Il primo gioca sul velluto, ed è facile quanto furbo: in fondo, con una sceneggiatura decente, si può raccontare una storia in maniera anche sempliciotta, puntando sulla lacrimetta facile facile.
Il secondo è impegnativo, perché costringe lo spettatore alla fatica: e la fatica, si sa, è l'ultima delle cose da pretendere nel mondo tipicamente passivo del cinema.
Per dire, un film che giocava facile facile era La stanza del figlio di Moretti: in realtà, del personaggio-figlio neanche ci affezioniamo; sparisce subito. Moretti giocava sui sentimenti di genitori veri o potenziali che siamo. Tutto qua.
In questo Pietà, invece, Kim Ki-duk dimostra l'altra parte della medaglia, con una potenza narrativa sconquassante, tipica delle sue arguzia e intelligenza.
Lo spettatore deve seguire la storia per quella che è, deve sentirsi sollecitato da simbolismi anche lontani dal mondo occidentale (anche se il flano ci ricorda troppe "cose nostre"), deve seguire la trama anche se ricca di funambolici simbolismi. Il pubblico, insomma, è la terza parte del rapporto che vediamo consumarsi - o crescere - tra i due protagonisti.

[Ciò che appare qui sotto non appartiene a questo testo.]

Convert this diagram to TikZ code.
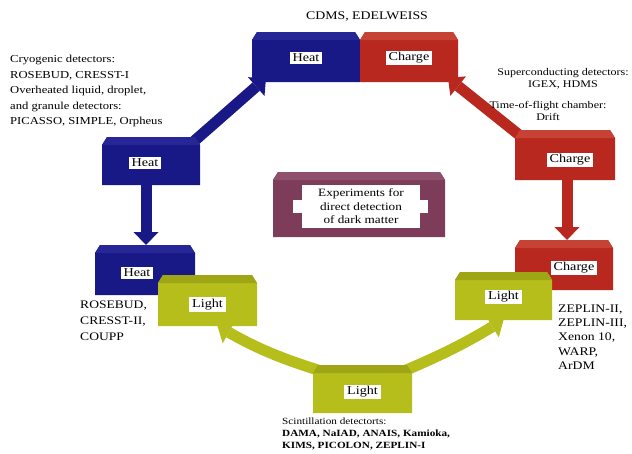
\documentclass[tikz,border=0pt]{standalone}
\usepackage{fontspec}
\setmainfont{Liberation Serif}[FakeStretch=1.18]
\usetikzlibrary{arrows.meta}

\definecolor{heatblue}{RGB}{24,24,134}
\definecolor{heattop}{RGB}{38,38,150}
\definecolor{chargered}{RGB}{184,40,30}
\definecolor{chargetop}{RGB}{198,66,52}
\definecolor{lightgreen}{RGB}{182,190,28}
\definecolor{lighttop}{RGB}{158,166,22}
\definecolor{goalplum}{RGB}{124,60,90}
\definecolor{goaltop}{RGB}{142,80,108}

\tikzset{
  slot/.style={inner sep=0pt, outer sep=0pt},
  tag/.style={fill=white, inner xsep=3pt, inner ysep=2pt, font=\fontsize{12}{14}\selectfont},
  note/.style={align=left, inner sep=0pt, font=\fontsize{10.7}{15.5}\selectfont},
  flow/.style={draw=#1, line width=11pt, -{Triangle[length=13pt, width=25pt, line width=0pt]}}
}

% face of a box with cut top corners and a top strip
\newcommand{\detbody}[3]{%
  \fill[#2] ([yshift=-8pt]#1.north west) -- ([xshift=5pt]#1.north west)
    -- ([xshift=-5pt]#1.north east) -- ([yshift=-8pt]#1.north east)
    -- (#1.south east) -- (#1.south west) -- cycle;
  \fill[#3] ([yshift=-8pt]#1.north west) -- ([xshift=5pt]#1.north west)
    -- ([xshift=-5pt]#1.north east) -- ([yshift=-8pt]#1.north east) -- cycle;
}

\begin{document}
\begin{tikzpicture}[x=1pt, y=-1pt]

    \useasboundingbox (0,0) rectangle (632,453);

    % Place the boxes (only their outlines, filled further down)
    \node[slot, minimum width=108pt, minimum height=50pt] (heatT) at (306,57) {};
    \node[slot, minimum width=98pt, minimum height=50pt] (chargeT) at (409,57) {};
    \node[slot, minimum width=98pt, minimum height=48pt] (heatM) at (151,161) {};
    \node[slot, minimum width=100pt, minimum height=50pt] (heatL) at (145,270) {};
    \node[slot, minimum width=99pt, minimum height=51pt] (lightL) at (207.5,300.5) {};
    \node[slot, minimum width=99pt, minimum height=48pt] (lightB) at (362.5,389) {};
    \node[slot, minimum width=97pt, minimum height=48pt] (lightR) at (503.5,296) {};
    \node[slot, minimum width=98pt, minimum height=50pt] (chargeL) at (564,265) {};
    \node[slot, minimum width=100pt, minimum height=50pt] (chargeM) at (565,155) {};
    \node[slot, minimum width=172pt, minimum height=65pt] (goal) at (359,204.5) {};

    % Arrows between the boxes
    \draw[flow=heatblue] ([xshift=-8pt,yshift=-6pt]heatM.north east) -- ([xshift=14pt,yshift=4pt]heatT.south west);
    \draw[flow=heatblue] ([xshift=-5pt]heatM.south) -- ([xshift=-5pt]heatM.south |- heatL.north);
    \draw[flow=chargered] ([xshift=8pt,yshift=-8pt]chargeM.north west) -- ([xshift=-10pt,yshift=4pt]chargeT.south east);
    \draw[flow=chargered] ([xshift=2pt]chargeM.south) -- ([xshift=2pt]chargeM.south |- chargeL.north);
    \draw[flow=lightgreen] ([xshift=8pt,yshift=-6pt]lightB.north west) to[bend left=6] ([xshift=10pt]lightL.south);
    \draw[flow=lightgreen] ([xshift=-8pt,yshift=-6pt]lightB.north east) to[bend right=4] (lightR.south);

    % Fill the boxes, back to front
    \detbody{heatT}{heatblue}{heattop}
    \detbody{chargeT}{chargered}{chargetop}
    \detbody{heatM}{heatblue}{heattop}
    \detbody{heatL}{heatblue}{heattop}
    \detbody{lightL}{lightgreen}{lighttop}
    \detbody{lightB}{lightgreen}{lighttop}
    \detbody{chargeL}{chargered}{chargetop}
    \detbody{lightR}{lightgreen}{lighttop}
    \detbody{chargeM}{chargered}{chargetop}
    \detbody{goal}{goalplum}{goaltop}

    % White tags on the boxes
    \node[tag] (heatT-t) at ([yshift=-1pt]heatT.center) {Heat};
    \node[tag] (chargeT-t) at ([yshift=-1pt]chargeT.center) {Charge};
    \node[tag] (heatM-t) at ([xshift=-6pt,yshift=-2pt]heatM.center) {Heat};
    \node[tag] (heatL-t) at ([xshift=-8pt,yshift=-3pt]heatL.center) {Heat};
    \node[tag] (lightL-t) at ([yshift=-4pt]lightL.center) {Light};
    \node[tag] (lightB-t) at ([yshift=-3pt]lightB.center) {Light};
    \node[tag] (lightR-t) at ([yshift=-1pt]lightR.center) {Light};
    \node[tag] (chargeL-t) at ([xshift=10pt,yshift=-3pt]chargeL.center) {Charge};
    \node[tag] (chargeM-t) at ([xshift=5pt,yshift=-5pt]chargeM.center) {Charge};

    % Centre tag, a white cross shape
    \fill[white] (293,200) rectangle (428,213);
    \node[fill=white, minimum width=118pt, minimum height=43pt, align=center, inner sep=0pt,
          font=\fontsize{11.2}{13.5}\selectfont] (goal-t) at (361,206.5)
          {Experiments for\\direct detection\\of dark matter};

    % Texts round the ring
    \node[font=\fontsize{11.7}{14}\selectfont, inner sep=0pt] (cdms) at (367,17) {CDMS, EDELWEISS};
    \node[note, anchor=west] (cryo) at (10,91)
        {Cryogenic detectors:\\ROSEBUD, CRESST-I\\Overheated liquid, droplet,\\and granule detectors:\\PICASSO, SIMPLE, Orpheus};
    \node[note, align=center, font=\fontsize{10.2}{12}\selectfont] (super) at (563,79)
        {Superconducting detectors:\\IGEX, HDMS};
    \node[note, align=center, font=\fontsize{10.2}{12}\selectfont] (tof) at (548,111)
        {Time-of-flight chamber:\\Drift};
    \node[note, anchor=west, font=\fontsize{11.5}{16}\selectfont] (rosebud) at (80,321)
        {ROSEBUD,\\CRESST-II,\\COUPP};
    \node[note, anchor=west, font=\fontsize{11.6}{14.3}\selectfont] (zeplin) at (558,337)
        {ZEPLIN-II,\\ZEPLIN-III,\\Xenon 10,\\WARP,\\ArDM};
    \node[note, anchor=west, font=\fontsize{9.5}{11.7}\selectfont] (scint) at (282,434)
        {Scintillation detectorts:\\\textbf{DAMA, NaIAD, ANAIS, Kamioka,}\\\textbf{KIMS, PICOLON, ZEPLIN-I}};

\end{tikzpicture}
\end{document}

Un altro elemento veramente spettacolare è che il regista lavora molto sull'accennato: mentre, cioè, provate a raccontare la trama, vi renderete immediatamente conto che in realtà state dicendo cose che presumibilmente sono accadute, ma che il regista ha solo accennato, alluso, fatto intendere o capire.
Il paradosso è che siete più voi come spettatori ad aggiungere situazioni cupe e turpi, piuttosto che il veduto della pellicola. Un'altissima lezione di regia e sceneggiatura, che i nostri autoreferenziali e pomposi registi dovrebbero imparare.
Un film che andrebbe visto con animo sereno e ben disposto. Alla fine, quando uscirete dalla sala, dovrete essere pronti a rispondere a voi stessi alla domanda che mi sono posto io quasi autoprovocandomi: ma chi è che ha pietà, e di chi? La vostra risposta vi disarmerà, così com'è accaduto a me.